这类人经常会被人骂做傻子,疯子,没出息,笨蛋,自我为中心,自私,不考虑家庭,等等
 
这就是境界的不一样
有的人希望现世就被承认
有的人希望死后被承认
有的人根本不在乎

我还是那句话,真正以创作为生命的人。。。根本不去考虑这个问题。。。。他们就是必须创作,没有选择。。。。推荐看下毛姆的月亮和六便士,写的是高更传,很有点意思。

另外,你的凳子太有创意了!!哈哈,超级喜欢,告诉我你家在那里,我去偷!
 
拥抱的画我喜欢,要不你画一幅水楼印象。我挂卧室里。
 
我还是那句话,真正以创作为生命的人。。。根本不去考虑这个问题。。。。他们就是必须创作,没有选择。。。。推荐看下毛姆的月亮和六便士,写的是高更传,很有点意思。

另外,你的凳子太有创意了!!哈哈,超级喜欢,告诉我你家在那里,我去偷!

太好偷了,每天就放在门外面,现在上面都是雪。
 
。。。。木有地址。。。还都覆盖了雪。。。你让偶一家家的帮人去擦凳子啊。。。。:crying::crying:

猫和椅子:
PIC_2988.jpg
 
这就是境界的不一样
有的人希望现世就被承认
有的人希望死后被承认
有的人根本不在乎

说到这个,忍不住再说几句。对科学的追求,也和对艺术的追求相似。转一篇爱因斯坦在普朗克60岁生日宴会上的讲话。这里爱因斯坦把科学家分成三类。当今大多数学者都不在这三类之中(即,不入流)。杨振宁是功利心驱使做SCIENCE的那类里的。有幸认识一些因为智力上的挑战和身心愉悦做SCIENCE的。遗憾的是,普朗克那类的,只听说过,无缘结识。

Principles of Research
Albert Einstein (1918)

Physical Society, Berlin, for Max Planck's sixtieth birthday

In the temple of science are many mansions, and various indeed are they that dwell therein and the motives that have led them thither. Many take to science out of a joyful sense of superior intellectual power; science is their own special sport to which they look for vivid experience and the satisfaction of ambition; many others are to be found in the temple who have offered the products of their brains on this altar for purely utilitarian purposes. Were an angel of the Lord to come and drive all the people belonging to these two categories out of the temple, the assemblage would be seriously depleted, but there would still be some men, of both present and past times, left inside. Our Planck is one of them, and that is why we love him.

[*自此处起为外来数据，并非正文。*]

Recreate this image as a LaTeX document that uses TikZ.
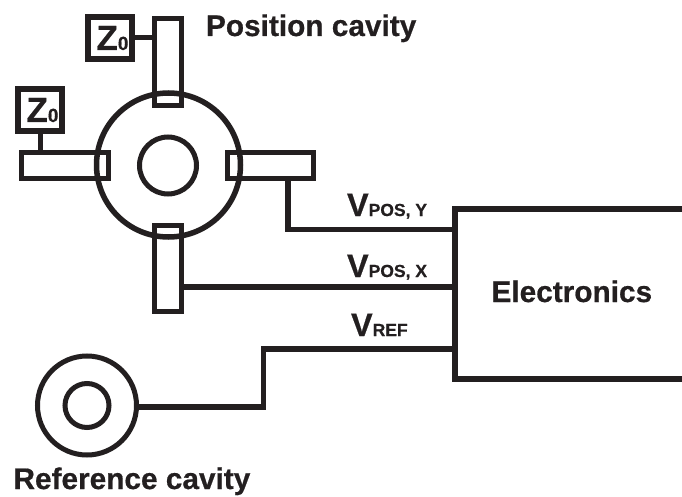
\documentclass[tikz,border=0pt]{standalone}
\usepackage{fontspec}
\setmainfont{Liberation Sans}[BoldFeatures={FakeBold=0.6}]
\definecolor{ink}{HTML}{231F20}
\newcommand{\biglabel}[1]{\fontsize{29.8}{32}\selectfont\bfseries #1}
\newcommand{\siglabel}[2]{\bfseries{\fontsize{32.5}{34}\selectfont #1}{\fontsize{17.5}{20}\selectfont #2}}
\newcommand{\zlabel}{\bfseries{\fontsize{35}{36}\selectfont Z}{\fontsize{19}{20}\selectfont 0}}
\tikzset{
  every node/.style={text=ink},
  ring/.style={draw=ink,circle,line width=#1,inner sep=0pt,outer sep=0pt},
  ring/.default=5pt,
  arm/.style={draw=ink,rectangle,line width=5pt,inner sep=0pt,outer sep=0pt},
  zbox/.style={draw=ink,rectangle,line width=6pt,inner sep=0pt,outer sep=0pt,minimum width=44pt,minimum height=42pt},
  wire/.style={draw=ink,line width=5.5pt,line join=miter},
  thin wire/.style={draw=ink,line width=5pt},
  txt/.style={anchor=base west,inner sep=0pt,outer sep=0pt},
}
\begin{document}
\begin{tikzpicture}[x=1pt,y=-1pt]
\useasboundingbox[fill=white] (0,0) rectangle (682,497);
% cavities
\node[ring=5.5pt,minimum size=144pt] (main) at (168.5,165) {};
\node[ring=5pt,minimum size=57pt] (core) at (168,165.5) {};
\node[ring=5pt,minimum size=99pt] (refout) at (87,405.5) {};
\node[ring=5pt,minimum size=44pt] (refin) at (87,405.5) {};
% arms
\node[arm,minimum width=27pt,minimum height=87pt] (top) at (168,62) {};
\node[arm,minimum width=27pt,minimum height=86pt] (bottom) at (168,268.5) {};
\node[arm,minimum width=87pt,minimum height=26pt] (left) at (65,165.5) {};
\node[arm,minimum width=86pt,minimum height=26pt] (right) at (270.5,165.5) {};
% terminations
\node[zbox] (ztop) at (110,38) {};
\node[zbox] (zleft) at (40,110) {};
\node[txt] (ztoptext) at (96.5,50) {\zlabel};
\node[txt] (zlefttext) at (26.5,122) {\zlabel};
% electronics box, open at the right edge
\coordinate (etop) at (682,209);
\coordinate (ebot) at (682,379);
\draw[draw=ink,line width=6pt,line join=miter] (etop) -- (455,209) -- (455,379) -- (ebot);
\coordinate (ey) at (455,229.5);
\coordinate (ex) at (455,287);
\coordinate (er) at (455,349);
\coordinate (tapy) at (288,181);
\coordinate (tapr) at (263.5,349);
\coordinate (bendr) at (263.5,407);
% connectors
\draw[thin wire] (ztop.east) -- (top.west |- ztop.east);
\draw[thin wire] (zleft.south) -- (zleft.south |- left.north);
\draw[wire] (tapy) |- (ey);
\draw[wire] (bottom.east |- ex) -- (ex);
\draw[wire] (refout.east |- bendr) -- (bendr) -- (tapr) -- (er);
% labels
\node[txt] (pos) at (206,36) {\biglabel{Position cavity}};
\node[txt] (refl) at (13.5,489) {\biglabel{Reference cavity}};
\node[txt] (elec) at (491.5,302) {\biglabel{Electronics}};
\node[txt] (vy) at (347,216) {\siglabel{V}{POS, Y}};
\node[txt] (vx) at (347,277) {\siglabel{V}{POS, X}};
\node[txt] (vr) at (351,336) {\siglabel{V}{REF}};
\end{tikzpicture}
\end{document}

I am quite aware that we have just now lightheartedly expelled in imagination many excellent men who are largely, perhaps chiefly, responsible for the buildings of the temple of science; and in many cases our angel would find it a pretty ticklish job to decide. But of one thing I feel sure: if the types we have just expelled were the only types there were, the temple would never have come to be, any more than a forest can grow which consists of nothing but creepers. For these people any sphere of human activity will do, if it comes to a point; whether they become engineers, officers, tradesmen, or scientists depends on circumstances. Now let us have another look at those who have found favor with the angel. Most of them are somewhat odd, uncommunicative, solitary fellows, really less like each other, in spite of these common characteristics, than the hosts of the rejected. What has brought them to the temple? That is a difficult question and no single answer will cover it. To begin with, I believe with Schopenhauer that one of the strongest motives that leads men to art and science is escape from everyday life with its painful crudity and hopeless dreariness, from the fetters of one's own ever shifting desires. A finely tempered nature longs to escape from personal life into the world of objective perception and thought; this desire may be compared with the townsman's irresistible longing to escape from his noisy, cramped surroundings into the silence of high mountains, where the eye ranges freely through the still, pure air and fondly traces out the restful contours apparently built for eternity.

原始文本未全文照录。